WorkshopsElucidating Complex Networking Technologies

The Keys to Converged IP Networks:
Traffic Engineering and Quality-of-Service - Techniques, Carrier Current Practices, and Algorithms

A fundamental impetus at every major carrier anywhere on the globe today is network convergence, the notion of eventually putting multiple types of traffic - packet- and circuit-switched - on a common packet-based backbone that uses the Internet Protocol (IP). Whether it be ATT in the US, France Telecom or BT in Europe, Optus in Australia, KT in Korea, NTT in Japan, or BSNL/MTNL or Reliance in India, each of these carriers is in the process of formulating strategies for efficient network operation and deployment of profitable packet services.

This requires that carriers not only optimize network performance by better resource allocation to the inherently different traffic demands impinging on the network, but that they also use new and improved techniques to offer graded qualities-of-service (QoS) to different traffic. Thus, voice-over-IP (VoIP) or video-on-demand (VoD) traffic requires a rather different network operation strategy than does SAP traffic or best-effort email traffic. This is especially important with the packet infrastructure becoming a critical business resource for enterprises the world over.

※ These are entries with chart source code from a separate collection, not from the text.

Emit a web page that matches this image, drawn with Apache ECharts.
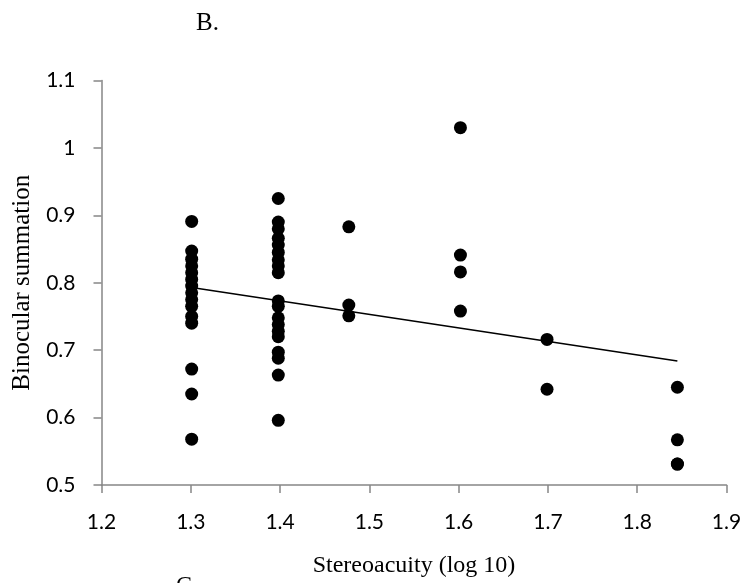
<!DOCTYPE html>
<html>
<head>
<meta charset="utf-8">
<script src="https://cdn.jsdelivr.net/npm/echarts@6/dist/echarts.min.js"></script>
<style>
  html, body { margin: 0; padding: 0; background: #fff; }
  #chart { width: 746px; height: 583px; }
</style>
</head>
<body>
<div id="chart"></div>
<script>
// Stereoacuity (log10 arcsec) for each observer
const stereoacuity = [
  1.301, 1.301, 1.301, 1.301, 1.301, 1.301, 1.301, 1.301, 1.301, 1.301, 1.301, 1.301, 1.301, 1.301, 1.301,
  1.398, 1.398, 1.398, 1.398, 1.398, 1.398, 1.398, 1.398, 1.398, 1.398, 1.398, 1.398, 1.398, 1.398, 1.398, 1.398, 1.398, 1.398, 1.398,
  1.477, 1.477, 1.477,
  1.602, 1.602, 1.602, 1.602,
  1.699, 1.699,
  1.845, 1.845, 1.845, 1.845
];

// Binocular summation ratio for the same observers
const summation = [
  0.891, 0.847, 0.835, 0.825, 0.815, 0.805, 0.795, 0.785, 0.775, 0.765, 0.750, 0.740, 0.672, 0.635, 0.568,
  0.925, 0.890, 0.880, 0.866, 0.856, 0.845, 0.834, 0.825, 0.815, 0.773, 0.765, 0.748, 0.738, 0.728, 0.720, 0.697, 0.688, 0.663, 0.596,
  0.883, 0.767, 0.751,
  1.030, 0.841, 0.816, 0.758,
  0.716, 0.642,
  0.645, 0.567, 0.531, 0.531
];

// Linear fit endpoints
const trendX = [1.301, 1.845];
const trendY = [0.793, 0.684];

const xTicks = { min: 1.2, max: 1.9, interval: 0.1 };
const yTicks = { min: 0.5, max: 1.1, interval: 0.1 };

const points = stereoacuity.map((x, i) => [x, summation[i]]);
const trend = trendX.map((x, i) => [x, trendY[i]]);

const axisGray = '#868686';
const labelFont = 'Lato, "Open Sans", sans-serif';
const serifFont = '"Liberation Serif", "DejaVu Serif", serif';

const chart = echarts.init(document.getElementById('chart'), null, { renderer: 'canvas' });

chart.setOption({
  animation: false,
  backgroundColor: '#ffffff',
  title: [
    {
      text: 'B.',
      left: 191, top: 6,
      textStyle: { fontFamily: serifFont, fontSize: 25, fontWeight: 'normal', color: '#000' }
    },
    {
      text: 'C',
      left: 171, top: 569,
      textStyle: { fontFamily: serifFont, fontSize: 24, fontWeight: 'normal', color: '#000' }
    }
  ],
  grid: { left: 101.5, right: 19.5, top: 80.5, bottom: 98, containLabel: false },
  xAxis: {
    type: 'value',
    min: xTicks.min, max: xTicks.max, interval: xTicks.interval,
    name: 'Stereoacuity (log 10)',
    nameLocation: 'middle',
    nameGap: 69,
    nameTextStyle: { fontFamily: serifFont, fontSize: 24, color: '#000' },
    axisLine: { show: true, onZero: false, lineStyle: { color: axisGray, width: 1.5 } },
    axisTick: { show: true, inside: false, length: 8, lineStyle: { color: axisGray, width: 1.5 } },
    axisLabel: {
      margin: 27,
      fontFamily: labelFont, fontSize: 21, color: '#000',
      formatter: v => v.toFixed(1)
    },
    splitLine: { show: false }
  },
  yAxis: {
    type: 'value',
    min: yTicks.min, max: yTicks.max, interval: yTicks.interval,
    name: 'Binocular summation',
    nameLocation: 'middle',
    nameGap: 65,
    nameRotate: 90,
    nameTextStyle: { fontFamily: serifFont, fontSize: 25, color: '#000' },
    axisLine: { show: true, onZero: false, lineStyle: { color: axisGray, width: 1.5 } },
    axisTick: { show: true, inside: false, length: 8, lineStyle: { color: axisGray, width: 1.5 } },
    axisLabel: {
      margin: 26,
      fontFamily: labelFont, fontSize: 21, color: '#000',
      formatter: v => {
        const r = Math.round(v * 10) / 10;
        return r === 1 ? '1' : r.toFixed(1);
      }
    },
    splitLine: { show: false }
  },
  series: [
    {
      type: 'scatter',
      data: points,
      symbol: 'circle',
      symbolSize: 13,
      itemStyle: { color: '#000', opacity: 1 },
      z: 3
    },
    {
      type: 'line',
      data: trend,
      symbol: 'none',
      lineStyle: { color: '#000', width: 1.6 },
      z: 2
    }
  ]
});
</script>
</body>
</html>
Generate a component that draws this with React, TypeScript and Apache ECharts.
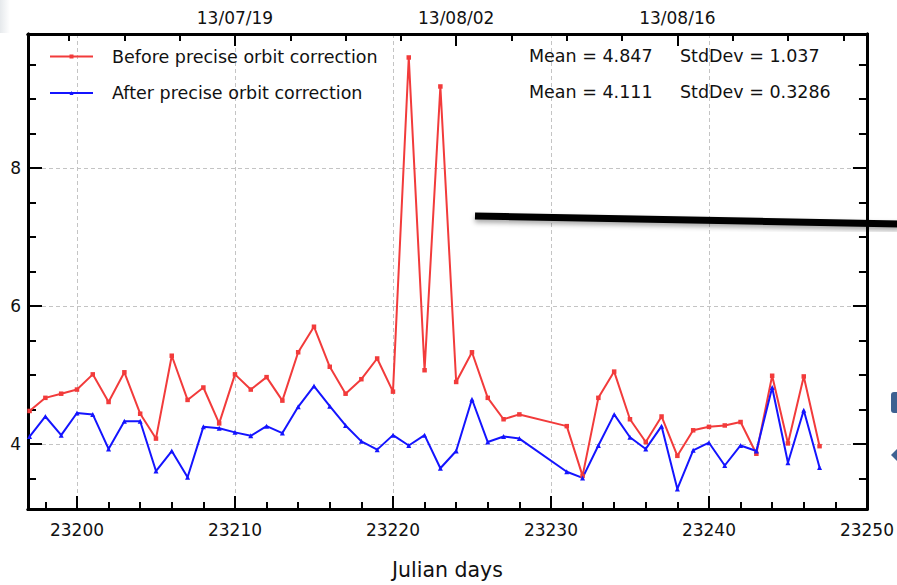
import React, { useEffect, useRef } from "react";
import * as echarts from "echarts";

// Julian days (CNES, days since 1950-01-01) of each daily solution
const julianDays = [
  23197, 23198, 23199, 23200, 23201, 23202, 23203, 23204, 23205, 23206,
  23207, 23208, 23209, 23210, 23211, 23212, 23213, 23214, 23215, 23216,
  23217, 23218, 23219, 23220, 23221, 23222, 23223, 23224, 23225, 23226,
  23227, 23228, 23231, 23232, 23233, 23234, 23235, 23236, 23237, 23238,
  23239, 23240, 23241, 23242, 23243, 23244, 23245, 23246, 23247,
];

const beforeCorrection = [
  4.48, 4.67, 4.73, 4.79, 5.01, 4.61, 5.04, 4.44, 4.08, 5.28,
  4.64, 4.82, 4.3, 5.01, 4.79, 4.97, 4.63, 5.33, 5.7, 5.12,
  4.73, 4.94, 5.24, 4.76, 9.6, 5.07, 9.18, 4.9, 5.33, 4.67,
  4.36, 4.43, 4.26, 3.54, 4.67, 5.05, 4.36, 4.03, 4.4, 3.83,
  4.2, 4.25, 4.27, 4.32, 3.86, 4.99, 4.01, 4.98, 3.97,
];

const afterCorrection = [
  4.11, 4.4, 4.13, 4.45, 4.43, 3.93, 4.33, 4.33, 3.61, 3.9,
  3.52, 4.25, 4.23, 4.17, 4.12, 4.26, 4.16, 4.54, 4.84, 4.55,
  4.27, 4.04, 3.92, 4.13, 3.98, 4.13, 3.65, 3.9, 4.65, 4.03,
  4.11, 4.08, 3.6, 3.51, 3.98, 4.43, 4.1, 3.93, 4.26, 3.35,
  3.91, 4.02, 3.69, 3.98, 3.9, 4.82, 3.73, 4.49, 3.66,
];

const seriesNames = ["Before precise orbit correction", "After precise orbit correction"];
const seriesColors = ["#f23b3b", "#1414ff"];
const meanLabels = ["Mean = 4.847", "Mean = 4.111"];
const stdDevLabels = ["StdDev = 1.037", "StdDev = 0.3286"];

// bottom axis: Julian days
const dayMajorTicks = [23200, 23210, 23220, 23230, 23240, 23250];
const dayMinorTicks = [
  23198, 23202, 23204, 23206, 23208, 23212, 23214, 23216, 23218, 23222,
  23224, 23226, 23228, 23232, 23234, 23236, 23238, 23242, 23244, 23246, 23248,
];
// top axis: calendar dates (yy/mm/dd)
const dateTickDays = [23210, 23224, 23238];
const dateTickLabels = ["13/07/19", "13/08/02", "13/08/16"];
const dateMinorTicks = [
  23199.5, 23203, 23206.5, 23213.5, 23217, 23220.5, 23227.5, 23231, 23234.5,
  23241.5, 23245, 23248.5,
];
// value axis
const valueMajorTicks = [4, 6, 8];
const valueMinorTicks = [3.5, 4.5, 5, 5.5, 6.5, 7, 7.5, 8.5, 9, 9.5];

const X_MIN = 23196.9;
const X_MAX = 23250;
const Y_MIN = 3.06;
const Y_MAX = 9.94;

const FONT = "DejaVu Sans";
const INK = "#111";
const MAJOR_LEN = 13;
const MINOR_LEN = 7;

const frameLine = { show: true, onZero: false, lineStyle: { color: "#000", width: 3 } };
const gridDash = { show: true, lineStyle: { color: "#c4c4c4", width: 1, type: [4, 3] as number[] } };

function xAxisOf(position: string, ticks: number[], length: number, extra: any = {}) {
  return {
    type: "value",
    position,
    min: X_MIN,
    max: X_MAX,
    axisLine: frameLine,
    axisTick: { show: true, inside: true, length, customValues: ticks, lineStyle: { color: "#000", width: 2 } },
    axisLabel: { show: false },
    splitLine: { show: false },
    ...extra,
  };
}

function yAxisOf(position: string, ticks: number[], length: number, extra: any = {}) {
  return {
    type: "value",
    position,
    min: Y_MIN,
    max: Y_MAX,
    axisLine: frameLine,
    axisTick: { show: true, inside: true, length, customValues: ticks, lineStyle: { color: "#000", width: 2 } },
    axisLabel: { show: false },
    splitLine: { show: false },
    ...extra,
  };
}

export default function App() {
  const ref = useRef<HTMLDivElement>(null);

  useEffect(() => {
    if (!ref.current) return;
    const chart = echarts.init(ref.current, undefined, { renderer: "svg" });

    const rows = [56.5, 93];
    const statTexts: any[] = [];
    rows.forEach((y, i) => {
      statTexts.push({
        type: "text", left: 529, top: y - 10, z: 10,
        style: { text: meanLabels[i], font: `17.5px "${FONT}"`, fill: INK },
      });
      statTexts.push({
        type: "text", left: 680, top: y - 10, z: 10,
        style: { text: stdDevLabels[i], font: `17.5px "${FONT}"`, fill: INK },
      });
    });

    chart.setOption({
      animation: false,
      backgroundColor: "#fff",
      textStyle: { fontFamily: FONT },
      grid: { left: 28, right: 27, top: 34, bottom: 74, containLabel: false },
      legend: {
        orient: "vertical",
        left: 49,
        top: 46.5,
        padding: 0,
        itemWidth: 43,
        itemHeight: 5,
        itemGap: 16.5,
        data: seriesNames,
        textStyle: { fontFamily: FONT, fontSize: 17.5, color: INK, lineHeight: 20, padding: [0, 0, 0, 14] },
      },
      xAxis: [
        xAxisOf("bottom", dayMajorTicks, MAJOR_LEN, {
          name: "Julian days",
          nameLocation: "middle",
          nameGap: 50,
          nameTextStyle: { fontFamily: FONT, fontSize: 20.5, color: INK },
          axisLabel: {
            show: true,
            customValues: dayMajorTicks,
            formatter: (v: number) => String(Math.round(v)),
            fontFamily: FONT,
            fontSize: 17,
            color: INK,
            margin: 12,
          },
          splitLine: gridDash,
        }),
        xAxisOf("bottom", dayMinorTicks, MINOR_LEN),
        xAxisOf("top", dateTickDays, MAJOR_LEN - 1, {
          axisLabel: {
            show: true,
            customValues: dateTickDays,
            formatter: (v: number) => {
              const k = dateTickDays.findIndex((d) => Math.abs(d - v) < 1e-6);
              return k >= 0 ? dateTickLabels[k] : "";
            },
            fontFamily: FONT,
            fontSize: 17,
            color: INK,
            margin: 8,
          },
        }),
        xAxisOf("top", dateMinorTicks, MINOR_LEN),
      ],
      yAxis: [
        yAxisOf("left", valueMajorTicks, MAJOR_LEN + 1, {
          axisLabel: {
            show: true,
            customValues: valueMajorTicks,
            formatter: (v: number) => String(Math.round(v)),
            fontFamily: FONT,
            fontSize: 17,
            color: INK,
            margin: 7,
          },
          splitLine: gridDash,
        }),
        yAxisOf("left", valueMinorTicks, MINOR_LEN + 1),
        yAxisOf("right", valueMajorTicks, MAJOR_LEN + 1),
        yAxisOf("right", valueMinorTicks, MINOR_LEN + 1),
      ],
      series: [
        {
          name: seriesNames[0],
          type: "line",
          xAxisIndex: 0,
          yAxisIndex: 0,
          data: julianDays.map((d, i) => [d, beforeCorrection[i]]),
          color: seriesColors[0],
          lineStyle: { width: 2, color: seriesColors[0] },
          itemStyle: { color: seriesColors[0] },
          symbol: "rect",
          symbolSize: 4.5,
          showSymbol: true,
        },
        {
          name: seriesNames[1],
          type: "line",
          xAxisIndex: 0,
          yAxisIndex: 0,
          data: julianDays.map((d, i) => [d, afterCorrection[i]]),
          color: seriesColors[1],
          lineStyle: { width: 2, color: seriesColors[1] },
          itemStyle: { color: seriesColors[1] },
          symbol: "triangle",
          symbolSize: 5,
          showSymbol: true,
        },
      ],
      graphic: [
        ...statTexts,
        {
          // pointer bar laid over the plot
          type: "line",
          z: 20,
          shape: { x1: 475, y1: 216, x2: 900, y2: 224 },
          style: {
            stroke: "#000",
            lineWidth: 7,
            shadowBlur: 5,
            shadowColor: "rgba(0,0,0,0.35)",
            shadowOffsetY: 3,
          },
        },
        {
          type: "rect",
          z: 20,
          shape: { x: 891, y: 392, width: 14, height: 21, r: 3 },
          style: { fill: "#3d6191" },
        },
        {
          type: "polygon",
          z: 20,
          shape: { points: [[891, 455], [899, 447], [907, 455], [899, 463]] },
          style: { fill: "#3d6191" },
        },
        {
          type: "rect",
          z: 0,
          shape: { x: 0, y: 0, width: 10, height: 33 },
          style: {
            fill: new echarts.graphic.LinearGradient(0, 0, 1, 0, [
              { offset: 0, color: "#e6e9ec" },
              { offset: 1, color: "#ffffff" },
            ]),
          },
        },
      ],
    });

    return () => chart.dispose();
  }, []);

  return (
    <div
      ref={ref}
      style={{ position: "fixed", left: 0, top: 0, width: 897, height: 585, background: "#fff" }}
    />
  );
}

The key to achieving this is traffic engineering (TE), defined as a set of processes that systematically aims to put traffic where there is capacity, and intelligent QoS strategies that determine the resources and priority to be accorded to different traffic types at different times.

Understanding the methods, protocols, practices, and algorithms for TE and QoS, and gaining insights into the network- and deployment-level issues that influence the design of chips, systems and software going into carrier networks is crucial for building both advanced networking chips, systems, and software, and the networks themselves.

 

With this goal, this workshop covers:

  • The move towards convergence: drivers, business benefits, current and future roadmaps
  • Drawbacks of traditional IGPs & proposed extensions: equal-cost multipath, metric tuning
  • TE process model at a provider: measurement, modeling, analysis, optimization
  • Components of Internet TE: MPLS, constraint-based routing (CBR), enhanced IGPs and signaling protocols, or alternatives discussed under TE methods" below
  • Components of Internet QoS: service definitions, signaling and admission control, policing/shaping, QoS-based routing, QoS-based forwarding (buffer allocation, RED, queueing disciplines)
  • TE methods in operational IP networks: evolution and best current practices; case studies of Sprint and Global Crossing
  • On-line & off-line algorithms for TE: theoretical developments, practical approximations
  • Considerations for inter-domain TE: controlling congestion and peering traffic across provider boundaries
  • Practical techniques for providing QoS: what are some of the provider best-practices to offer QoS and tiered services; protocol details and practical issues
  • Canonical service provider approaches to network design: fiber infrastructure, restoration strategies, backbone robustness, IGP convergence & network stability, queueing for voice.

The workshop adds value by providing attendees a comprehensive view of the traffic engineering process, algorithms, and applications, and key QoS techniques that have emerged as accepted best practices in the industry and have been adopted in some major provider networks. It provides insights into network-level and deployment-level issues that significantly influence the design of systems and software deployed by carriers. It also highlights some of the requirements that TE imposes on the design of chips, components, systems and software that goes into network elements.

The workshop is useful service provider organizations seeking to use new techniques to design, build, and deploy efficient, revenue-generating networks. It is also useful for software and hardware engineers working on advanced routing protocol, QoS, and/or MPLS implementations, or on system design, and can also be valuable for chip and component designers and system vendors, because it provides insights into the requirements that TE imposes on architecture of chips, processors, systems, and software.

Audience: The workshop is targeted at system and network architects, advanced hardware and/or software development, strategic marketing, executives, system engineers, and application engineers. The workshop will be useful for companies involved in providing systems, software, or chips for wide-area networks, local area networks, optical networks, storage, and carrier/ISP services spaces.

Category: Intermediate to Advanced.

Expected background: This workshop assumes that the audience has a basic understanding of data networking, and has familiarity with elementary IP routing and IP routing protocols. Knowledge of basic MPLS operation and the RSVP protocol will be helpful, though not necessary. The workshop will focus on the routing and signaling protocol modifications/enhancements needed for TE and QoS, on the the state of the art in TE and QoS deployment in carrier networks, and on the algorithms and tools to accomplish TE and provided tiered QoS.

Workshop Duration: Expected duration is 2 days (with 4 hours of instruction each plus 1-2 hours of discussion and QA each day).

Workshop Goals: The aim of the workshop is to enable the audience to:

  • Appreciate the TE process
  • Gain insights into how that impacts the design of systems and software
  • Understand techniques for QoS and their contemporary applications
  • Grasp thoroughly the basic steps involved in TE in service provider environments
  • Acquire detailed knowledge of contemporary TE and QoS algorithms
  • Apply their learning to products (software, chips, or systems) and networking problems (of network build out and deployment) that they are working on.